**What you need to do**:
Leave out the pictures and repeat the data exactly.

**Data segment**:
++++++
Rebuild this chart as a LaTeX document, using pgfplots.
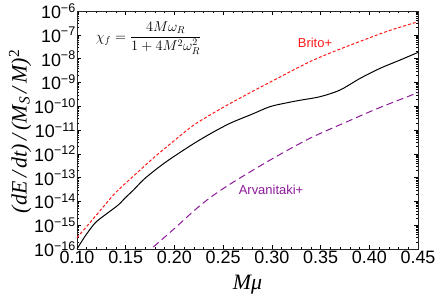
\documentclass[border=0pt]{standalone}
\usepackage{fontspec}
\setmainfont{Liberation Sans}
\newfontfamily\tim{Liberation Serif}
\usepackage{pgfplots}
\pgfplotsset{compat=1.18}
\definecolor{brito}{rgb}{1,0.1,0.1}
\definecolor{arv}{rgb}{0.55,0.1,0.6}
\begin{document}
\begin{tikzpicture}
\begin{axis}[
  scale only axis, width=341bp, height=238bp,
  xmin=0.1, xmax=0.45, ymode=log, ymin=1e-16, ymax=1e-6,
  xtick={0.10,0.15,0.20,0.25,0.30,0.35,0.40,0.45},
  xticklabels={0.10,0.15,0.20,0.25,0.30,0.35,0.40,0.45},
  minor x tick num=4,
  ytick={1e-16,1e-15,1e-14,1e-13,1e-12,1e-11,1e-10,1e-9,1e-8,1e-7,1e-6},
  yticklabels={10\textsuperscript{−16},10\textsuperscript{−15},10\textsuperscript{−14},10\textsuperscript{−13},10\textsuperscript{−12},10\textsuperscript{−11},10\textsuperscript{−10},10\textsuperscript{−9},10\textsuperscript{−8},10\textsuperscript{−7},10\textsuperscript{−6}},
  tick align=inside, major tick length=4bp, minor tick length=2bp,
  every tick/.style={black, line width=0.5bp},
  axis line style={line width=0.6bp, black!85},
  tick label style={font=\fontsize{18}{20}\selectfont},
  yticklabel style={inner xsep=1bp},
  xticklabel style={inner ysep=2bp},
  xlabel={\fontsize{22}{24}\selectfont\tim\itshape Mμ},
  ylabel={\fontsize{22}{24}\selectfont\tim\itshape (dE\,/\,dt)\,/\,(M\textsubscript{S}\,/\,M)\textsuperscript{\upshape 2}},
  every axis x label/.style={at={(axis description cs:0.5,-0.151)}, anchor=center},
  every axis y label/.style={at={(axis description cs:-0.167,0.494)}, anchor=center, rotate=90},
]
\addplot[brito, line width=1bp, dash pattern=on 3bp off 2bp, smooth] coordinates {
(0.10,2.95e-16) (0.12,2.69e-15) (0.139,2.19e-14) (0.16,1.38e-13) (0.18,7.59e-13)
(0.20,3.63e-12) (0.221,1.74e-11) (0.25,8.91e-11) (0.28,4.17e-10) (0.30,1.12e-9)
(0.339,7.41e-9) (0.37,2.51e-8) (0.40,7.41e-8) (0.42,1.48e-7) (0.45,3.55e-7)};
\addplot[black, line width=1bp, smooth] coordinates {
(0.100,1e-16) (0.108,3.31e-16) (0.1185,1.23e-15) (0.1287,2.69e-15) (0.1424,7.08e-15)
(0.149,1.35e-14) (0.158,3.02e-14) (0.1698,9.33e-14) (0.19,4.17e-13) (0.216,2.14e-12)
(0.235,6.31e-12) (0.257,1.91e-11) (0.28,4.68e-11) (0.298,9.55e-11) (0.315,1.38e-10)
(0.329,1.78e-10) (0.3495,2.51e-10) (0.370,4.79e-10) (0.3906,1.48e-9) (0.411,3.89e-9)
(0.4316,8.71e-9) (0.45,1.82e-8)};
\addplot[arv, line width=1bp, dash pattern=on 7bp off 4bp, smooth] coordinates {
(0.17,5.89e-17) (0.176,1e-16) (0.20,7.24e-16) (0.221,4.37e-15) (0.238,1.58e-14)
(0.26,6.31e-14) (0.30,6.03e-13) (0.339,4.47e-12) (0.38,2.51e-11) (0.41,8.51e-11)
(0.45,3.72e-10)};
\node[anchor=west, font=\fontsize{14}{16}\selectfont] at (rel axis cs:0.045,0.887)
  {$\displaystyle \chi_f = \frac{4M\omega_R}{1+4M^2\omega_R^2}$};
\node[text=brito, font=\fontsize{13}{15}\selectfont] at (rel axis cs:0.698,0.866) {Brito+};
\node[text=arv, font=\fontsize{13}{15}\selectfont] at (rel axis cs:0.569,0.248) {Arvanitaki+};
\end{axis}
\pgfresetboundingbox
\useasboundingbox (-77bp,-53bp) rectangle (359bp,249bp);
\end{tikzpicture}
\end{document}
++++++
**Written response**:
Rebuild this chart as a LaTeX document, using pgfplots.
\documentclass[border=0pt]{standalone}
\usepackage{fontspec}
\setmainfont{Liberation Sans}
\newfontfamily\tim{Liberation Serif}
\usepackage{pgfplots}
\pgfplotsset{compat=1.18}
\definecolor{brito}{rgb}{1,0.1,0.1}
\definecolor{arv}{rgb}{0.55,0.1,0.6}
\begin{document}
\begin{tikzpicture}
\begin{axis}[
  scale only axis, width=341bp, height=238bp,
  xmin=0.1, xmax=0.45, ymode=log, ymin=1e-16, ymax=1e-6,
  xtick={0.10,0.15,0.20,0.25,0.30,0.35,0.40,0.45},
  xticklabels={0.10,0.15,0.20,0.25,0.30,0.35,0.40,0.45},
  minor x tick num=4,
  ytick={1e-16,1e-15,1e-14,1e-13,1e-12,1e-11,1e-10,1e-9,1e-8,1e-7,1e-6},
  yticklabels={10\textsuperscript{−16},10\textsuperscript{−15},10\textsuperscript{−14},10\textsuperscript{−13},10\textsuperscript{−12},10\textsuperscript{−11},10\textsuperscript{−10},10\textsuperscript{−9},10\textsuperscript{−8},10\textsuperscript{−7},10\textsuperscript{−6}},
  tick align=inside, major tick length=4bp, minor tick length=2bp,
  every tick/.style={black, line width=0.5bp},
  axis line style={line width=0.6bp, black!85},
  tick label style={font=\fontsize{18}{20}\selectfont},
  yticklabel style={inner xsep=1bp},
  xticklabel style={inner ysep=2bp},
  xlabel={\fontsize{22}{24}\selectfont\tim\itshape Mμ},
  ylabel={\fontsize{22}{24}\selectfont\tim\itshape (dE\,/\,dt)\,/\,(M\textsubscript{S}\,/\,M)\textsuperscript{\upshape 2}},
  every axis x label/.style={at={(axis description cs:0.5,-0.151)}, anchor=center},
  every axis y label/.style={at={(axis description cs:-0.167,0.494)}, anchor=center, rotate=90},
]
\addplot[brito, line width=1bp, dash pattern=on 3bp off 2bp, smooth] coordinates {
(0.10,2.95e-16) (0.12,2.69e-15) (0.139,2.19e-14) (0.16,1.38e-13) (0.18,7.59e-13)
(0.20,3.63e-12) (0.221,1.74e-11) (0.25,8.91e-11) (0.28,4.17e-10) (0.30,1.12e-9)
(0.339,7.41e-9) (0.37,2.51e-8) (0.40,7.41e-8) (0.42,1.48e-7) (0.45,3.55e-7)};
\addplot[black, line width=1bp, smooth] coordinates {
(0.100,1e-16) (0.108,3.31e-16) (0.1185,1.23e-15) (0.1287,2.69e-15) (0.1424,7.08e-15)
(0.149,1.35e-14) (0.158,3.02e-14) (0.1698,9.33e-14) (0.19,4.17e-13) (0.216,2.14e-12)
(0.235,6.31e-12) (0.257,1.91e-11) (0.28,4.68e-11) (0.298,9.55e-11) (0.315,1.38e-10)
(0.329,1.78e-10) (0.3495,2.51e-10) (0.370,4.79e-10) (0.3906,1.48e-9) (0.411,3.89e-9)
(0.4316,8.71e-9) (0.45,1.82e-8)};
\addplot[arv, line width=1bp, dash pattern=on 7bp off 4bp, smooth] coordinates {
(0.17,5.89e-17) (0.176,1e-16) (0.20,7.24e-16) (0.221,4.37e-15) (0.238,1.58e-14)
(0.26,6.31e-14) (0.30,6.03e-13) (0.339,4.47e-12) (0.38,2.51e-11) (0.41,8.51e-11)
(0.45,3.72e-10)};
\node[anchor=west, font=\fontsize{14}{16}\selectfont] at (rel axis cs:0.045,0.887)
  {$\displaystyle \chi_f = \frac{4M\omega_R}{1+4M^2\omega_R^2}$};
\node[text=brito, font=\fontsize{13}{15}\selectfont] at (rel axis cs:0.698,0.866) {Brito+};
\node[text=arv, font=\fontsize{13}{15}\selectfont] at (rel axis cs:0.569,0.248) {Arvanitaki+};
\end{axis}
\pgfresetboundingbox
\useasboundingbox (-77bp,-53bp) rectangle (359bp,249bp);
\end{tikzpicture}
\end{document}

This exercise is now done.